When we spot Martian objects that look unusually familiar (like rocks masquerading as space squirrels, for example) it's easy to get excited. Look at that sphere! It's so smooth. Maybe somebody made it that way on purpose, right?

Eh. The answer is almost certainly no. For starters, the ball isn't as big as it looks in the image -- it's actually only about a centimeter across. And as Ian O'Neill explains for Discovery News, this cannonball-like object is almost certainly something called a concretion.

We have concretions on Earth, too, which is cool when you think about how different these two planets are. Back when Mars had water, it formed sedimentary rock --  and concretions -- the same way Earth does. Water carries and drops sediment, which builds up over time to form rock. But this process leaves pores between grains of sediment, and minerals seep down to form masses inside the growing rock.

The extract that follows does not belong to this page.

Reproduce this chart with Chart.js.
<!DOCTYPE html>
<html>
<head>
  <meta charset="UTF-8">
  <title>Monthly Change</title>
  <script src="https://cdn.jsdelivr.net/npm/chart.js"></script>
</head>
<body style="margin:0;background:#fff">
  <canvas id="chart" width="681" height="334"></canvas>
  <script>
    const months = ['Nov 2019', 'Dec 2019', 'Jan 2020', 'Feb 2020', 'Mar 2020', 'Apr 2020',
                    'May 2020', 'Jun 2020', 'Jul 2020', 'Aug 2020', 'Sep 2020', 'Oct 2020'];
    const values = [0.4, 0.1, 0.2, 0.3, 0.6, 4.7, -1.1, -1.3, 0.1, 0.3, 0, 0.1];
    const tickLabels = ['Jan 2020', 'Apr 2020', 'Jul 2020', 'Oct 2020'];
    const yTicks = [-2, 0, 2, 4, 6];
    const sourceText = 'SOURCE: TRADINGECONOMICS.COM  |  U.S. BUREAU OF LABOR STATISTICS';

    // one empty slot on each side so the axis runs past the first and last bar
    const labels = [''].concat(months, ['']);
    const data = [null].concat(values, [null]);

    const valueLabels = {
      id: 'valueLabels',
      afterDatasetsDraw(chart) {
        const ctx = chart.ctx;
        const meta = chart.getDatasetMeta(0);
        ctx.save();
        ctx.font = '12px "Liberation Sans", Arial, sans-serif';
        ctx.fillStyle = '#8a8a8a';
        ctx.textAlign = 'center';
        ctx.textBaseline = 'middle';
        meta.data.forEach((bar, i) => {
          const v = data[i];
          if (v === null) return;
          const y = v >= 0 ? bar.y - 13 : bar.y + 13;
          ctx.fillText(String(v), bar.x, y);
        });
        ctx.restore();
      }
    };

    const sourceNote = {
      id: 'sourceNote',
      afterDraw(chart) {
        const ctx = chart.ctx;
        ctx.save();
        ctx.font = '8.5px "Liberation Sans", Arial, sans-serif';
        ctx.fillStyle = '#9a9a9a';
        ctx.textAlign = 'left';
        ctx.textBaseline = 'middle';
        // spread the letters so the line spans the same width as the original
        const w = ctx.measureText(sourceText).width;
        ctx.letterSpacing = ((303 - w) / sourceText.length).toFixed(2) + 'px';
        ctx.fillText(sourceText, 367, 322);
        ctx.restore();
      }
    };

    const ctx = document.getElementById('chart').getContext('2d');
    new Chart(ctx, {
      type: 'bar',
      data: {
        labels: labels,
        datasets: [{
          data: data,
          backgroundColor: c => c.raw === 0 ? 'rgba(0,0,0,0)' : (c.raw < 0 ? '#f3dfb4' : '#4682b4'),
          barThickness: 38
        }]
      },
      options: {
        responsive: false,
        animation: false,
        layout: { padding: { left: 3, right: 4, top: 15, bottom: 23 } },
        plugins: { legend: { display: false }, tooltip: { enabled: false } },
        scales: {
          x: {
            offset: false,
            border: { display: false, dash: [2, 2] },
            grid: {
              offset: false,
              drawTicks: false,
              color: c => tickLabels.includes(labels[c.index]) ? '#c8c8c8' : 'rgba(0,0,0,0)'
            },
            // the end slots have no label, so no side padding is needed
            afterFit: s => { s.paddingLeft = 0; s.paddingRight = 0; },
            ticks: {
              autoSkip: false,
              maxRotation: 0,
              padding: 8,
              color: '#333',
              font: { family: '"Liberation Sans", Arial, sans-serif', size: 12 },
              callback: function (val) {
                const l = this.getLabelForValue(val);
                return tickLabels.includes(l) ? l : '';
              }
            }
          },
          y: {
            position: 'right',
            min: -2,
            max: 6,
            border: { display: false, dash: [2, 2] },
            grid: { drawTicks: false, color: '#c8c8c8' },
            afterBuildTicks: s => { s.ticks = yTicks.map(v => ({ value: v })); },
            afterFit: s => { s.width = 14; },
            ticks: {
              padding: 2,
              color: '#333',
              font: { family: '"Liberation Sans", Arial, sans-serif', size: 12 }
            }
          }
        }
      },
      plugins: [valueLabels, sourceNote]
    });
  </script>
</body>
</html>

A concretion is what's left when the outer layers of sedimentary rock get sloughed away by erosion, leaving just the tough minerals that have seeped inside. Sometimes, they're pretty round.

So while it's admittedly a bit jarring to see a round little ball among the rough Martian rocks, try to keep your imagination in check. And just remember that we've seen way weirder stuff (like perfect lava spirals) before, and will probably see even weirder stuff in the future.